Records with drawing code
______

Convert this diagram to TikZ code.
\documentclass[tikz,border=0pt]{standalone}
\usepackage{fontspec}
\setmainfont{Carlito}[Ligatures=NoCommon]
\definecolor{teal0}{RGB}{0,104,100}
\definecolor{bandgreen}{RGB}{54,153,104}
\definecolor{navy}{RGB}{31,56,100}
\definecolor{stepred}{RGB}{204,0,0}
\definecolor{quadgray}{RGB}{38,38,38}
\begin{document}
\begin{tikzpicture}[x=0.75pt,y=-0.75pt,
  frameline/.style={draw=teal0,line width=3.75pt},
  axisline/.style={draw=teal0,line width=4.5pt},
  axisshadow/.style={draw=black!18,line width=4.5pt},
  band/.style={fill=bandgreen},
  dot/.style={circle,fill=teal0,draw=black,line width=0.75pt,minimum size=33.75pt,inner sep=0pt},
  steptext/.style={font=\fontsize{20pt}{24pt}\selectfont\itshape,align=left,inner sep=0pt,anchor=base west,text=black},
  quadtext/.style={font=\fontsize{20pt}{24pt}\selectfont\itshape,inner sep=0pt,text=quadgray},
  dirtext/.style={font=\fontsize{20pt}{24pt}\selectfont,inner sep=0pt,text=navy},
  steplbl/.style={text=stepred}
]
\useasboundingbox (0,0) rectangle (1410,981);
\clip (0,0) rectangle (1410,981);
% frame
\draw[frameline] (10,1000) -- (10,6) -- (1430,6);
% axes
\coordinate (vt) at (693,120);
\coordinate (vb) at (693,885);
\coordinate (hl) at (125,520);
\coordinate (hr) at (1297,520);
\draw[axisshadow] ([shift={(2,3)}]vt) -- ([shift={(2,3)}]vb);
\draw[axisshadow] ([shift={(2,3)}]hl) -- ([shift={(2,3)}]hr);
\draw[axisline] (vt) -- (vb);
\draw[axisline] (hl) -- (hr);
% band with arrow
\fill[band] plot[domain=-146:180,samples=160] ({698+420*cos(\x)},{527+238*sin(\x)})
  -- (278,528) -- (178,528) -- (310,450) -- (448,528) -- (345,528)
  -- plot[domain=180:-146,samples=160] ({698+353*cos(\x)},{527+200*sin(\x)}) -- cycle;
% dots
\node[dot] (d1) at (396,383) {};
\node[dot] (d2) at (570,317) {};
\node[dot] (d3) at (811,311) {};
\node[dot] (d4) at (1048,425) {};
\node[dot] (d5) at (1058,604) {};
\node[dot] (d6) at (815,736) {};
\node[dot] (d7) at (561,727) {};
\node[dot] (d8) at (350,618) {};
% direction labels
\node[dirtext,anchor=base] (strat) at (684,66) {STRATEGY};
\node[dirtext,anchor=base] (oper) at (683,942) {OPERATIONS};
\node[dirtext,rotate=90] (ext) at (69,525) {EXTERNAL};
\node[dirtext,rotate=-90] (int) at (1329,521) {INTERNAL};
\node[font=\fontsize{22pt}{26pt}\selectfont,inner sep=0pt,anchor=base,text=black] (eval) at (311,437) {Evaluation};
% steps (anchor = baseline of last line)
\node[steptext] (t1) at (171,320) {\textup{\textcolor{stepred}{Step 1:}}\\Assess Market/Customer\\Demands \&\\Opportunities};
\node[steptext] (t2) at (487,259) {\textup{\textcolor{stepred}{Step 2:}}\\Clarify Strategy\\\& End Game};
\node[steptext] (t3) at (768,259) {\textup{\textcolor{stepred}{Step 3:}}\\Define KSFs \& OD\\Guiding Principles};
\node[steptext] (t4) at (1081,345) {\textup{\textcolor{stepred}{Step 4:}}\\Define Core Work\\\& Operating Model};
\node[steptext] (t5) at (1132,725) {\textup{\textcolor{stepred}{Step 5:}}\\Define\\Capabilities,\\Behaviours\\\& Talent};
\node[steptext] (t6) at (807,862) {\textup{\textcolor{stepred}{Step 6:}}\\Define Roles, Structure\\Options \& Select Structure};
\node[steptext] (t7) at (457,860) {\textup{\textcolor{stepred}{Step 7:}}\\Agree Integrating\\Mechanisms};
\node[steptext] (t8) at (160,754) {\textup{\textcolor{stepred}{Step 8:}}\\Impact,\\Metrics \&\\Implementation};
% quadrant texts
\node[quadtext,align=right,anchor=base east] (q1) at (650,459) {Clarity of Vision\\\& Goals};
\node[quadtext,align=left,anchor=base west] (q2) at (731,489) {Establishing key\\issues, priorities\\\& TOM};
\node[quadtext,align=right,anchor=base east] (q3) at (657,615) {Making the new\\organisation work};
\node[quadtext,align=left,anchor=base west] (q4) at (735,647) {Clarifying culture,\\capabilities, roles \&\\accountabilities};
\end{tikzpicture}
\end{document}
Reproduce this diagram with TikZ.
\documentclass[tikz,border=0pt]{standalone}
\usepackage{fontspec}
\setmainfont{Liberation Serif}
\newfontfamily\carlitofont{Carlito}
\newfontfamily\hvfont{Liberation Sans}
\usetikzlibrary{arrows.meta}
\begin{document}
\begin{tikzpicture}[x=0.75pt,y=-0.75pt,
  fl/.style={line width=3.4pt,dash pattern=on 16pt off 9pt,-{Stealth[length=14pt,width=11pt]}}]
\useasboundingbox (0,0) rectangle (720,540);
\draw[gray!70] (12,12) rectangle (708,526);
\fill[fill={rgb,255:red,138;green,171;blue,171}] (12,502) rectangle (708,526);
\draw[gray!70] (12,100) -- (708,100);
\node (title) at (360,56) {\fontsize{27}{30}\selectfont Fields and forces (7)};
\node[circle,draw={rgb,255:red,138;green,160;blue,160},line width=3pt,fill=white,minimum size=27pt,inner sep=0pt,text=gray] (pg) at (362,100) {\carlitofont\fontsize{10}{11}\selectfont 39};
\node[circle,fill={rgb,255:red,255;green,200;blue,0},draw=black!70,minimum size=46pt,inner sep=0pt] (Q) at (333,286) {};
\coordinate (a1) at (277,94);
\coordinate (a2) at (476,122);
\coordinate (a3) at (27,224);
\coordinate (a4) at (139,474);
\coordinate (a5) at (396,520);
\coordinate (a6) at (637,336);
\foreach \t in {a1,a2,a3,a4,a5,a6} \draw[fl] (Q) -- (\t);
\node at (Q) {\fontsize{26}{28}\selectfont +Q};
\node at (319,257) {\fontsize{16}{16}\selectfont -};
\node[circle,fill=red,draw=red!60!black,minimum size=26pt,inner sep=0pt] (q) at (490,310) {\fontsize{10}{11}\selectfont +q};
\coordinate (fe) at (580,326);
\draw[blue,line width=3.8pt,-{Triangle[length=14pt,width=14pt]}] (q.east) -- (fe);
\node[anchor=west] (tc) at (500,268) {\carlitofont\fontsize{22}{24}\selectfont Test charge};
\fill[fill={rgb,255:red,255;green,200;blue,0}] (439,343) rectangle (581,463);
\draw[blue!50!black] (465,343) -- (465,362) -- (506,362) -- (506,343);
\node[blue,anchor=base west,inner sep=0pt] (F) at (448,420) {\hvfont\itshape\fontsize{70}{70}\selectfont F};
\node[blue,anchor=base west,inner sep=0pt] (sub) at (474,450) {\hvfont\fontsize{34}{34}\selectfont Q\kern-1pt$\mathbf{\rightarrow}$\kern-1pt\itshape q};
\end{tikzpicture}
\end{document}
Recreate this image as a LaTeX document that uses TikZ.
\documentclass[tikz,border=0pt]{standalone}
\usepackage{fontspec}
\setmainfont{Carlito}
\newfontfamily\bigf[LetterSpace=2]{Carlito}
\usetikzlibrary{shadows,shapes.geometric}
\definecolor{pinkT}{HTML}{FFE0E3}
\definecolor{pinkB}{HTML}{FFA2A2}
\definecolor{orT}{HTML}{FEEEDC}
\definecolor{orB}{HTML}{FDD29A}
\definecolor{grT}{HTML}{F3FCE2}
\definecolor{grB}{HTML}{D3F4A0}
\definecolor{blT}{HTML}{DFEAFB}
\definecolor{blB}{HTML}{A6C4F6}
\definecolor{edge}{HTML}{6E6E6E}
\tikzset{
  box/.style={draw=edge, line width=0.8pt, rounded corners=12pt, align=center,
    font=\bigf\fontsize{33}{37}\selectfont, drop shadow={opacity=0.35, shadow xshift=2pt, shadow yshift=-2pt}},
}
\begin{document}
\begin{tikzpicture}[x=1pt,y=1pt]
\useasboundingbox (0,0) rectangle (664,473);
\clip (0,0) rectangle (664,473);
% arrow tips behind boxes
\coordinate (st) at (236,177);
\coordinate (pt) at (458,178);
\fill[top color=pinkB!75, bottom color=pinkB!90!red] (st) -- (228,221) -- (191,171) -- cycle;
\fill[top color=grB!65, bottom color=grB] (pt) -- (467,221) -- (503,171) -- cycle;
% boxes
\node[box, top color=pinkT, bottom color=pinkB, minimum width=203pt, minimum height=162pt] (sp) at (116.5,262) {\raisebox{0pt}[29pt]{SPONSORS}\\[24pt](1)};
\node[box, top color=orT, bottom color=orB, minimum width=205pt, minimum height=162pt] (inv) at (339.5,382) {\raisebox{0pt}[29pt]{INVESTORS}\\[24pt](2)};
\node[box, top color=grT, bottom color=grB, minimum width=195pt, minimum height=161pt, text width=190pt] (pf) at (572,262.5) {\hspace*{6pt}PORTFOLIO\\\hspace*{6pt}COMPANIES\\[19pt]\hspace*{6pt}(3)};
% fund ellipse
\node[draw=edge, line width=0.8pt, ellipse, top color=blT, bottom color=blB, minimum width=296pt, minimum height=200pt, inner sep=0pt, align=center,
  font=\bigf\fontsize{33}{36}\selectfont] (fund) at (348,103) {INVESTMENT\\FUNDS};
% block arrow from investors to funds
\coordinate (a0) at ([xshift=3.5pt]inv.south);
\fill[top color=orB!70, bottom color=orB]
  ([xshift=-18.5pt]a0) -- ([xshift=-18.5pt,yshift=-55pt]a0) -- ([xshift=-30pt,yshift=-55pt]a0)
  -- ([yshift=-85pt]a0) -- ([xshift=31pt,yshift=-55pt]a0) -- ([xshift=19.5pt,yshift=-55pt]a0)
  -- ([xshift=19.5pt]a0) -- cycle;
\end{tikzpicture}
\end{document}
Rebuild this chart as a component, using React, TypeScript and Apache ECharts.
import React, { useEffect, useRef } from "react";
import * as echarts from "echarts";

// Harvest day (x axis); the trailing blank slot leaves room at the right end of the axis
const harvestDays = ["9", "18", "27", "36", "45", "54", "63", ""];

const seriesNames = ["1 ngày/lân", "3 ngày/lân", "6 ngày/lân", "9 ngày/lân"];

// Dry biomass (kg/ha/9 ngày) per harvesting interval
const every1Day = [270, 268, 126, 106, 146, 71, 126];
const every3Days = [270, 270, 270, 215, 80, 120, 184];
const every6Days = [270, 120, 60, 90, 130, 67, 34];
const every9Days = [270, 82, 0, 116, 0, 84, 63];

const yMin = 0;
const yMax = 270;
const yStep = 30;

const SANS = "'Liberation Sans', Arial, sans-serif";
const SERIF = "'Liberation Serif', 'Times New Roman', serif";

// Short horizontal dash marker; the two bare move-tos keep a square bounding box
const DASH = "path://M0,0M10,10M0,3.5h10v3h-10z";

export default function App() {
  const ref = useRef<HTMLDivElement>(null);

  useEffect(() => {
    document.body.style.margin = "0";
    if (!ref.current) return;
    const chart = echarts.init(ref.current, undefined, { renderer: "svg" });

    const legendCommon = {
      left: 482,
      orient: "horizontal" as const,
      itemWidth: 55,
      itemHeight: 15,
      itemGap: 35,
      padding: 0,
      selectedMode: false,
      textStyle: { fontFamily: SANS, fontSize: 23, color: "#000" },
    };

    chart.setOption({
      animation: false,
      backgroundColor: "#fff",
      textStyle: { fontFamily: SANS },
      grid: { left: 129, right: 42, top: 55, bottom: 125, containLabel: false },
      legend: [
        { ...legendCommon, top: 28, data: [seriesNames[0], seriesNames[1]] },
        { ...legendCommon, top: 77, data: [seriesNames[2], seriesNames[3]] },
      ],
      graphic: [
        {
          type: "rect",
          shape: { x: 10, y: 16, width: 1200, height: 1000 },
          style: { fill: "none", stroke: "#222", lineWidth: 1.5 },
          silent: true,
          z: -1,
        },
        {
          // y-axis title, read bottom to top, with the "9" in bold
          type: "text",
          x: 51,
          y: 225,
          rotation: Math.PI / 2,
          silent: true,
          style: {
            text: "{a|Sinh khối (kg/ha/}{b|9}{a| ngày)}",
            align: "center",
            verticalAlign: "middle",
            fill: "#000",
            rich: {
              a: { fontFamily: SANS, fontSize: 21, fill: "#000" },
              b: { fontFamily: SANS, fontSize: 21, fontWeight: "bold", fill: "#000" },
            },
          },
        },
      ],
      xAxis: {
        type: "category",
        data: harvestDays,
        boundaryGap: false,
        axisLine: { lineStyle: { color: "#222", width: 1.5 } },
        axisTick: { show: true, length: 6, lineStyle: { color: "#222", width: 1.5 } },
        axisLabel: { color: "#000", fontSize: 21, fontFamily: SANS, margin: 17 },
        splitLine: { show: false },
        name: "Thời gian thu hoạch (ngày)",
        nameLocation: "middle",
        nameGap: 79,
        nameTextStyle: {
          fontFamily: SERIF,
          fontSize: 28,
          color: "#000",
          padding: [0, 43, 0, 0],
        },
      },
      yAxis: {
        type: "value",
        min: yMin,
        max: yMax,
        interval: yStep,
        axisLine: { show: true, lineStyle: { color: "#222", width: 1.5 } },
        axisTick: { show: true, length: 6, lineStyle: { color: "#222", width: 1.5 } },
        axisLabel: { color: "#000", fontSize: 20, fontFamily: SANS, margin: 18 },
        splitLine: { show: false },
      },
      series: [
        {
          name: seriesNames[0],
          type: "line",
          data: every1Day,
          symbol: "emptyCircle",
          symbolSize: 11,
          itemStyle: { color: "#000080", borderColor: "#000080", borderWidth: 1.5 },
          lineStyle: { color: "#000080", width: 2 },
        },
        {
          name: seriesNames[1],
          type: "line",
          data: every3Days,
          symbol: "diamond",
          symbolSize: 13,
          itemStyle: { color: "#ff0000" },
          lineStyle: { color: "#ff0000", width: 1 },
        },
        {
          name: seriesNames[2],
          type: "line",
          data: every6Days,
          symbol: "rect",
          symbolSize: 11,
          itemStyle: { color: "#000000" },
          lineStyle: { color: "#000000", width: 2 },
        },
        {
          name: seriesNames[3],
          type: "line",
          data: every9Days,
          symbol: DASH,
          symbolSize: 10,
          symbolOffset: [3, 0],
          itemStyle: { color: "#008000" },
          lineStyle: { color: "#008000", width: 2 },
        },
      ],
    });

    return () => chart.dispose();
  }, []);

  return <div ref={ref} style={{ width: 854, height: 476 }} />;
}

______

** Work to complete **
Write out again only the lines from the line containing "Rebuild this chart" through the line containing "import * as", both included, exactly as they are.

** Answer to this task **
Rebuild this chart as a component, using React, TypeScript and Apache ECharts.
import React, { useEffect, useRef } from "react";
import * as echarts from "echarts";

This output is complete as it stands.